Pre/Early Modern Forum: Saints and Dolls: The Material Lives of Sacred Images in Early Modern Spain
Yale Pre/Early Modern Forum
presents
Saints and Dolls: The Material Lives of Sacred Images in Early Modern Spain
Lecture by Adam Jasienski, Associate Professor, Southern Methodist University
Monday, April 14th, 4:30 pm, Loria 351, 190 York Street, New Haven
Object Session, with Adam Jasienski, at Beinecke, April 14, 1:30-3:30 pm
For registration, send a request to gabriel.haberberg@yale.edu
With generous support from:
History of Art and Program in Early Modern Studies, Yale University
Imagine the following scenario: in 1709 in a small town in Spain a figurine is danced across a table, provoking mirth. It is given food and drink, and spoken to. And finally, perhaps handled too roughly, it breaks. Although the figurine was treated like an
object for play, like a doll, it was, in actuality, a religious statuette. And its breaking, though likely accidental, thus became an act of iconoclasm, falling under the purview of the Holy Office of the Inquisition. The Inquisition’s archives are replete with cases where iconoclasm and play — saints and dolls — overlap.
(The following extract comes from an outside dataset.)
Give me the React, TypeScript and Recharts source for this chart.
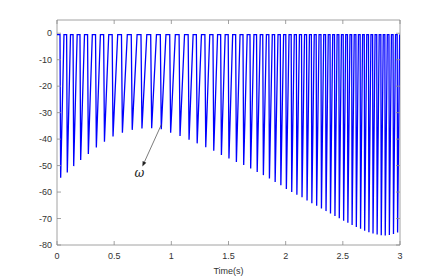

Thinking through such moments, when damage reveals the materials, techniques of making, and internal structures of images, allows for a reflection on the boundaries of religious imagery in the early modern Hispanic world, on when it becomes or ceases to be sacred, and, indeed, on what it even is.
Adam Jasienski is Associate Professor of Art History in the Meadows School of the Arts at Southern Methodist University.